If elected, her priorities would be pushing DPS to increase the number of students of color identified as gifted and talented, close academic gaps between students of color and white students, and hire more teachers of color, Lindsay said. 

The board may face more school closure decisions due to declining enrollment, an outcome Lindsay said she accepts. “The reality is we’re not going to have any choice,” she said.

“What my goal is in doing it better than we did it last time is to have town halls, is to talk to people, is to get ideas and to bring the schools into discussing what to do from their perspective instead of us telling them what to do,” Lindsay said.

Lindsay describes her education politics as more “traditionalist,” though she supports some issues championed by education reformers. She’s a strong supporter of school choice, she said, but for a more practical reason than the oft-cited philosophy that parents should get to choose the school that best fits their children’s needs.

For many of Lindsay’s clients, school choice allows a family to give their child educational stability even if the family frequently moves or the parents live in different neighborhoods. 

Lindsay was new to education politics when she was appointed to the board. She said she was recruited by a family friend, Hashim Coates, who worked on the campaigns of other board members, including Scott Esserman and Auon’tai Anderson, and is now working on Lindsay’s campaign. Esserman, Anderson, and board member Michelle Quattlebaum were most supportive of Lindsay’s appointment.

But Lindsay has voted against Esserman, Anderson, and Quattlebaum on some key issues, such as reinstating SROs.
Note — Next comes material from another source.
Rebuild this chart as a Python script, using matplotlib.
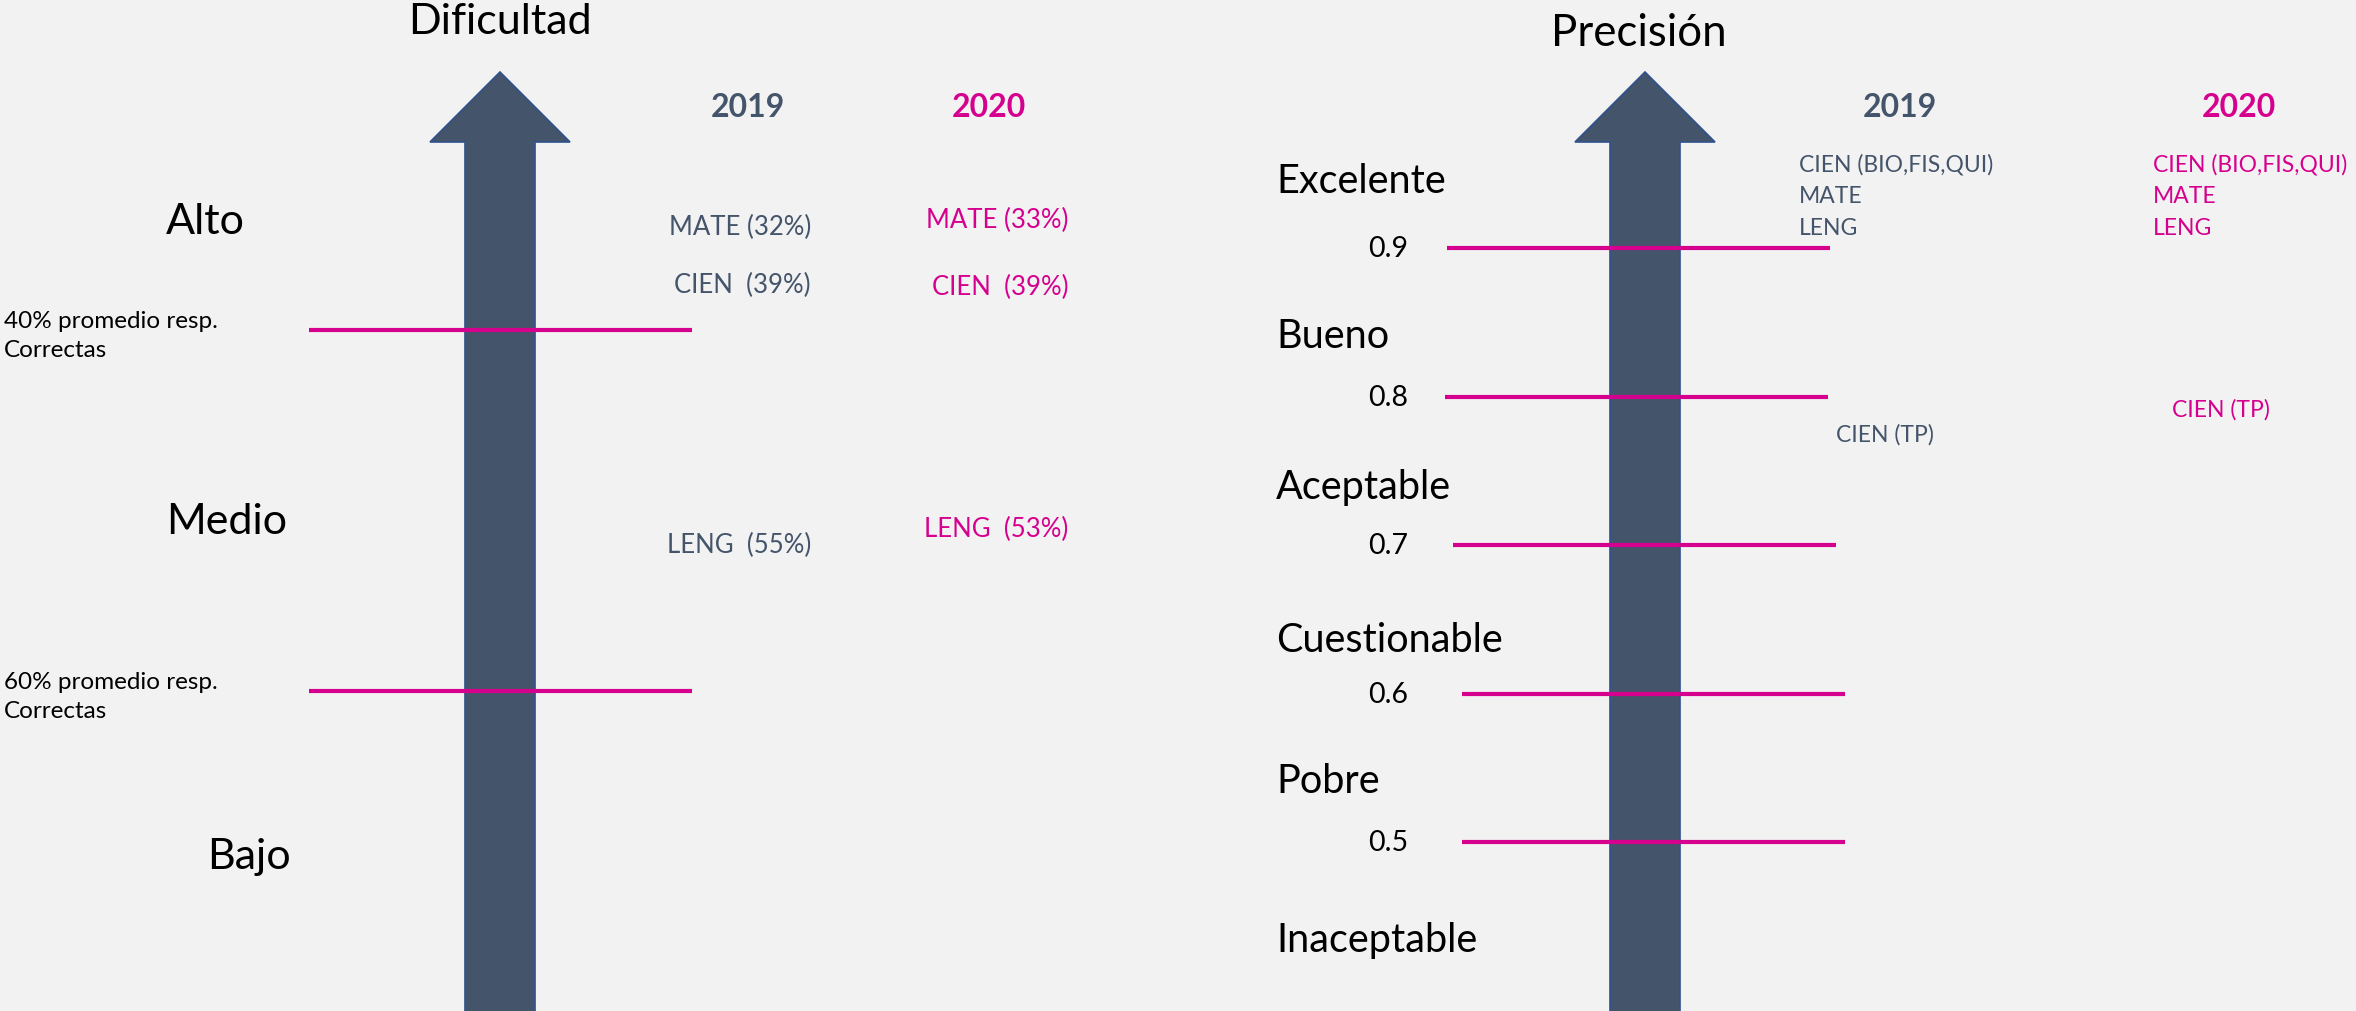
import matplotlib
matplotlib.use("Agg")
import matplotlib.pyplot as plt
from matplotlib.patches import FancyArrow

# ---------------- data ----------------
diff_title = "Dificultad"
diff_levels = ["Alto", "Medio", "Bajo"]
diff_thresholds = [40, 60]          # % promedio respuestas correctas
diff_subjects = ["MATE", "CIEN", "LENG"]
diff_2019 = [32, 39, 55]
diff_2020 = [33, 39, 53]

prec_title = "Precisión"
prec_levels = ["Excelente", "Bueno", "Aceptable", "Cuestionable", "Pobre", "Inaceptable"]
prec_thresholds = [0.9, 0.8, 0.7, 0.6, 0.5]
prec_top_2019 = ["CIEN (BIO,FIS,QUI)", "MATE", "LENG"]
prec_top_2020 = ["CIEN (BIO,FIS,QUI)", "MATE", "LENG"]
prec_tp_label = "CIEN (TP)"
prec_tp_2019 = 0.775
prec_tp_2020 = 0.792

years = ["2019", "2020"]

# ---------------- style / layout ----------------
W, H = 2356, 1012
BG = "#F2F2F2"
SLATE = "#44546A"
PINK = "#D6008F"
ARROW_EDGE = "#2F528F"
FONT = ["Lato", "DejaVu Sans"]
plt.rcParams["font.family"] = FONT

fig = plt.figure(figsize=(W / 100, H / 100), dpi=100, facecolor=BG)

base = fig.add_axes([0, 0, 1, 1])
base.set_facecolor(BG)
base.set_xlim(0, W)
base.set_ylim(H, 0)
base.axis("off")

# left panel data axes: y in percent, anchored so thresholds sit at given pixel rows
L_PIX = (331, 692)
slopeL = (diff_thresholds[1] - diff_thresholds[0]) / (L_PIX[1] - L_PIX[0])
pL = lambda ypx: diff_thresholds[0] + (ypx - L_PIX[0]) * slopeL
axL = fig.add_axes([0, 0, 1, 1])
axL.patch.set_alpha(0)
axL.set_xlim(0, W)
axL.set_ylim(pL(H), pL(0))
axL.axis("off")

# right panel data axes: y in precision value (linear scale)
R_MID_PIX, R_MID_VAL, R_PPU = 546.2, 0.7, 1484.0
vR = lambda ypx: R_MID_VAL - (ypx - R_MID_PIX) / R_PPU
axR = fig.add_axes([0, 0, 1, 1])
axR.patch.set_alpha(0)
axR.set_xlim(0, W)
axR.set_ylim(vR(H), vR(0))
axR.axis("off")

# ---------------- arrows ----------------
for cx in (500, 1645):
    arr = FancyArrow(cx, H + 20, 0, 73 - (H + 20), width=70, head_width=140,
                     head_length=70, length_includes_head=True,
                     fc=SLATE, ec=ARROW_EDGE, lw=1.2, zorder=1)
    base.add_patch(arr)

# ---------------- left panel ----------------
base.text(500, 22, diff_title, ha="center", va="center", fontsize=31, color="black")
lvlL_x = [166, 166, 207]
lvlL_y = [222, 522, 857]
for t, x, y in zip(diff_levels, lvlL_x, lvlL_y):
    base.text(x, y, t, ha="left", va="center", fontsize=31, color="black")

year_xL = [748, 989]
year_xR = [1900, 2239]
for yr, xl, xr, c in zip(years, year_xL, year_xR, [SLATE, PINK]):
    base.text(xl, 107, yr, ha="center", va="center", fontsize=23, fontweight="bold", color=c)
    base.text(xr, 107, yr, ha="center", va="center", fontsize=23, fontweight="bold", color=c)

axL.hlines(diff_thresholds, 309, 692, colors=PINK, lw=3.0, zorder=3)
for t in diff_thresholds:
    axL.annotate(f"{t}% promedio resp.\nCorrectas", xy=(4, t), xycoords="data",
                 xytext=(0, -3.6), textcoords="offset points",
                 ha="left", va="center", fontsize=17.5, color="black", linespacing=1.5)

seps = [" ", "  ", "  "]
y2019L = [227, 285, 545]
y2020L = [220, 287, 529]
for s, sep, v, y in zip(diff_subjects, seps, diff_2019, y2019L):
    base.text(811, y, f"{s}{sep}({v}%)", ha="right", va="center", fontsize=18.5, color=SLATE)
for s, sep, v, y in zip(diff_subjects, seps, diff_2020, y2020L):
    base.text(1068, y, f"{s}{sep}({v}%)", ha="right", va="center", fontsize=18.5, color=PINK)

# ---------------- right panel ----------------
base.text(1639, 33, prec_title, ha="center", va="center", fontsize=31.5, color="black")
lvlR_y = [181, 336, 488, 640, 782, 941]
for t, y in zip(prec_levels, lvlR_y):
    base.text(1276, y, t, ha="left", va="center", fontsize=28.5, color="black")

line_x0 = [1447, 1445, 1453, 1462, 1462]
line_x1 = [1830, 1828, 1836, 1845, 1845]
for v, x0, x1 in zip(prec_thresholds, line_x0, line_x1):
    axR.hlines(v, x0, x1, colors=PINK, lw=3.0, zorder=3)
    axR.text(1388, v, f"{v:.1f}", ha="center", va="center", fontsize=20.5, color="black")

top_y = [165, 196, 228]
for t, y in zip(prec_top_2019, top_y):
    base.text(1799, y, t, ha="left", va="center", fontsize=16.5, color=SLATE)
for t, y in zip(prec_top_2020, top_y):
    base.text(2153, y, t, ha="left", va="center", fontsize=16.5, color=PINK)

axR.text(1836, prec_tp_2019, prec_tp_label, ha="left", va="center", fontsize=16.5, color=SLATE)
axR.text(2172, prec_tp_2020, prec_tp_label, ha="left", va="center", fontsize=16.5, color=PINK)

fig.savefig("out.png", dpi=100, facecolor=BG)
Lindsay emphasized that she makes up her own mind.

“I have not made a decision that I have not put a lot of research into,” she said. “I’ve made well-informed decisions on what I think is in the best interest of the kids in DPS. My heart is with the kids and the teachers and the schools.”

Editor’s Note: This story was updated after the ballot was finalized with the names of all candidates running for the District 5 seat.